The global manufacturing sector ended 2010 on a strong footing. Rates of growth in production and new orders accelerated, leading to a further solid increase in employment.
At a six-month high of 55.0 in December, the JPMorgan Global Manufacturing PMI pointed to a robust improvement in overall operating conditions. The PMI has remained above the 50.0 nochange mark throughout the past one-and-a-half years. The average reading for the PMI in Q4 2010 was above that in Q3 but below the six-year high reached in the second quarter.
Manufacturing production increased for the nineteenth month running in December, with the pace of expansion the fastest since June. Moreover, the average rate of growth during 2010 as a whole was the quickest since 2004 and the second-sharpest since the series began in 1998. The expansion in output remained broad-based by nation, with only Japan and Greece reporting contractions. Growth accelerated sharply in the US and the Eurozone, while also remaining strong in China.
Growth of new orders also picked up in December. Although the rate of increase hit a seven-month peak, it was well below those generally seen at the start of the year. Incoming new work has now risen for 18 consecutive months. Higher levels of new business were seen in the US, the Eurozone and China, while Japan and Greece were the only nations to report reductions.
International trade volumes continued to improve in December, as highlighted by an increase in new export orders for the eighteenth successive month. However, the rate of growth eased slightly to a three-month low and remained below the average for the current sequence of increase.
December saw global manufacturing employment rise for the twelfth month in a row. Amongst the major industrial regions covered by the survey, job creation was seen in the US, the Eurozone (including a survey record rate of increase in Germany) and China. In contrast, Japan saw a modest reduction in staffing levels for the fifth month running.

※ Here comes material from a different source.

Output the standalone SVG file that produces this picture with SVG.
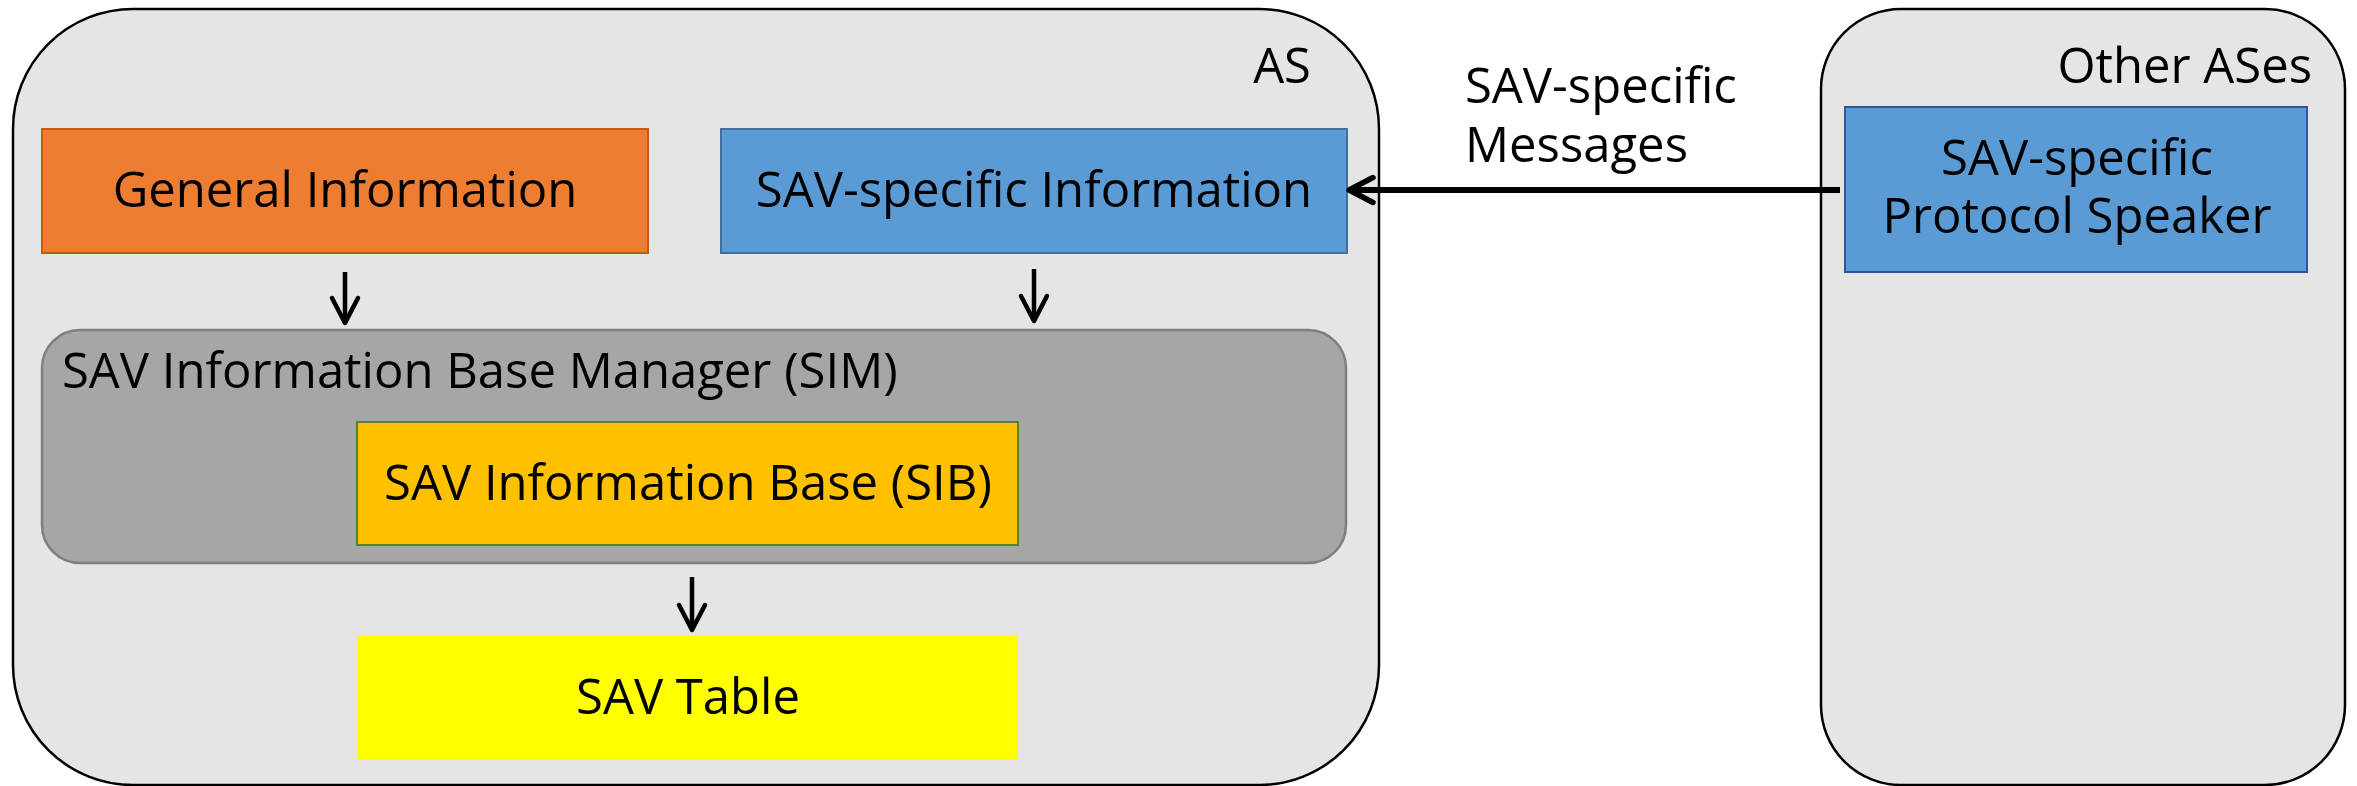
<svg xmlns="http://www.w3.org/2000/svg" width="2357" height="786" viewBox="0 0 2357 786">
  <style>
    .label { font-family: "Open Sans", "Noto Sans", "DejaVu Sans", sans-serif; font-size: 49px; fill: #000; }
    .mid { text-anchor: middle; }
    .end { text-anchor: end; }
    .container { fill: #E5E5E5; stroke: #000; stroke-width: 2.5; }
    .link { fill: none; stroke: #000; stroke-width: 4.5; }
    .link-thick { fill: none; stroke: #000; stroke-width: 6; }
  </style>
  <defs>
    <marker id="vhead" markerUnits="userSpaceOnUse" markerWidth="40" markerHeight="40" viewBox="0 0 40 40" refX="29" refY="20" orient="auto">
      <path d="M4,7 L29,20 L4,33" fill="none" stroke="#000" stroke-width="4.5" stroke-linecap="round" stroke-linejoin="round"/>
    </marker>
    <marker id="vhead-thick" markerUnits="userSpaceOnUse" markerWidth="40" markerHeight="40" viewBox="0 0 40 40" refX="29" refY="20" orient="auto">
      <path d="M5,7.5 L29,20 L5,32.5" fill="none" stroke="#000" stroke-width="5.5" stroke-linecap="round" stroke-linejoin="round"/>
    </marker>
  </defs>

  <!-- local AS container -->
  <g id="as">
    <rect class="container" x="13" y="9" width="1366" height="776" rx="120" ry="120"/>
    <text class="label end" x="1311" y="83">AS</text>
  </g>

  <!-- neighbouring ASes container -->
  <g id="other-ases">
    <rect class="container" x="1821" y="9" width="524" height="776" rx="80" ry="80"/>
    <text class="label end" x="2312" y="83">Other ASes</text>
  </g>

  <g id="general-information">
    <rect x="42" y="129" width="606" height="124" fill="#ED7D31" stroke="#C55A11" stroke-width="2"/>
    <text class="label mid" x="345" y="207">General Information</text>
  </g>

  <g id="sav-specific-information">
    <rect x="721" y="129" width="626" height="124" fill="#5B9BD5" stroke="#41719C" stroke-width="2"/>
    <text class="label mid" x="1034" y="207">SAV-specific Information</text>
  </g>

  <g id="sim">
    <rect x="42" y="330" width="1304" height="233" rx="38" ry="38" fill="#A6A6A6" stroke="#7F7F7F" stroke-width="2.5"/>
    <text class="label" x="62" y="388">SAV Information Base Manager (SIM)</text>
  </g>

  <g id="sib">
    <rect x="357" y="422" width="661" height="123" fill="#FFC000" stroke="#548235" stroke-width="2"/>
    <text class="label mid" x="688" y="500">SAV Information Base (SIB)</text>
  </g>

  <g id="sav-table">
    <rect x="357" y="635" width="661" height="124" fill="#FFFF00"/>
    <text class="label mid" x="688" y="714">SAV Table</text>
  </g>

  <g id="protocol-speaker">
    <rect x="1845" y="107" width="462" height="165" fill="#5B9BD5" stroke="#2F5597" stroke-width="2"/>
    <text class="label mid" x="2077" y="175">SAV-specific</text>
    <text class="label mid" x="2077" y="233">Protocol Speaker</text>
  </g>

  <!-- connectors -->
  <g id="connectors">
    <line class="link" x1="345" y1="272" x2="345" y2="323" marker-end="url(#vhead)"/>
    <line class="link" x1="1034" y1="269" x2="1034" y2="321" marker-end="url(#vhead)"/>
    <line class="link" x1="692" y1="577" x2="692" y2="630" marker-end="url(#vhead)"/>
    <line class="link-thick" x1="1840" y1="190" x2="1349" y2="190" marker-end="url(#vhead-thick)"/>
    <text class="label" x="1465" y="103">SAV-specific</text>
    <text class="label" x="1465" y="162">Messages</text>
  </g>
</svg>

Average input prices rose at the second-fastest pace since April's 20-month peak in December. Higher costs reflected increased prices for cotton, food products, fuel, metals and timber. All of the countries for which data were available reported an increase in purchase prices. The sharpest rates of inflation were seen in Taiwan, Denmark, Russia, the Eurozone, the US and China.
Part of the increase in input costs reflected ongoing supplychain pressures. This was highlighted by a further marked lengthening in average vendor lead times.